After reviewing the bullpens of the presumptive AL playoff field yesterday I thought it’d be interesting to take a look at the individual and cumulative numbers for the pitchers from each American League postseason team that will likely be under consideration for starts.
It’s obviously too soon to know exactly which pitchers and in what order each manager will opt to go with, so I’ve included what I presume to be each team’s top five starters (sorted by FIP), with the caveat that each team will likely be going with four-man rotations, so the overall totals will end up being somewhat different from what we see here (the yellow highlights represents the best numbers in a given statistical category of the four teams). For example, barring an emergency, it seems highly unlikely that someone like Ivan Nova will be making a start in the postseason, but I’ve included him anyway so each team has five starters for comparison’s sake.
Based on these numbers, the Twins’ prospective starters look like a pretty imposing bunch, leading the four teams in BB/9, K/BB, HR/9, WHIP, ERA, FIP, E-F and xFIP. Yikes.
The Rays’ starters lead in K/9 and LOB%, while the Yankees’s fivesome leads in BAA and BABIP. The Rangers’ starters don’t lead the four teams in any of these categories, though they also have Cliff Lee.
Here’s a list of these 20 starters sorted by fWAR and including their overall AL ranking among the top qualified pitchers. I’ve also included bWAR for discussion purposes, although it’s tricky to compare the two because Baseball Reference’s WAR list includes relievers as well, not to mention arrives at its numbers through what would appear to be a completely different methodology:
|Cliff Lee||4.2 (10th)||6.5 (1st)|
|Francisco Liriano||4.8 (5th)||6.3 (2nd)|
|CC Sabathia||5.4 (1st)||4.4 (8th)|
|C.J. Wilson||4.6 (9th)||4.2 (10th)|
|David Price||4.7 (6th)||4.0 (12th)|
|Colby Lewis||2.9 (25th)||3.7 (14th)|
|Carl Pavano||4.7 (7th)||3.2 (18th)|
|Scott Baker||2.0 (41st)||2.3 (27th)|
|Kevin Slowey||2.0 (40th)||2.3 (28th)|
|James Shields||-0.5 (266th)||2.2 (31st)|
|Brian Duensing||3.8 (15th)||2.0|
|Andy Pettitte||3.7 (17th)||1.9|
|Phil Hughes||2.2 (36th)||1.9 (34th)|
|Matt Garza||1.6 (47th)||1.4 (37th)|
|A.J. Burnett||0.4 (122nd)||1.2 (39th)|
|Scott Feldman||-1.2 (288th)||1.0|
|Tommy Hunter||1.9 (43rd)||1.0|
|Jeff Niemann||0.9 (79th)||0.8 (41st)|
|Wade Davis||1.4 (59th)||0.7 (42nd)|
|Ivan Nova||0.6 (97th)||0.4|
What does this table tell us? For one, Fangraphs’ WAR and B-Ref’s’ WAR clearly don’t agree with each other at all. fWAR has Lee and Liriano so far ahead of the rest of the field, while bWAR has them 5th and 10th overall, respectively.
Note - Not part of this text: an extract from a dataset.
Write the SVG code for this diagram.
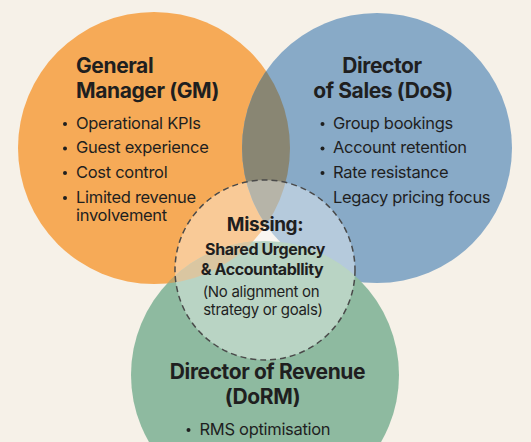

Here are the teams’ starters’ WAR totals by system. Remember, the above table showed Lee’s cumulative season WARs. His bWAR with Texas is 1.4 and his fWAR with Texas is 2.6:
What do we have here? Even more disagreement. bWAR apparently hates James Shields, which in theory is good news for Yankee fans tonight.
However, both systems agree that the Twins’ group of starting pitchers have accumulated the most WAR. Though this doesn’t necessarily correlate to the rate stats we cited above, it is somewhat noteworthy that the Twins’ starters lead in most of the aforementioned categories and have the highest WAR total.
Interestingly, if you average the two systems, the Rays somewhat surprisingly come out worst, with an 8.6. The Yankees and Rangers are in an exact dead heat, at 11.1 apiece, and the Twins would be at 16.7. I suppose this is somewhat encouraging news for those who are nervous about a potential Yankees-Rays ALCS match-up, although someone will have to get past the mighty Twins first.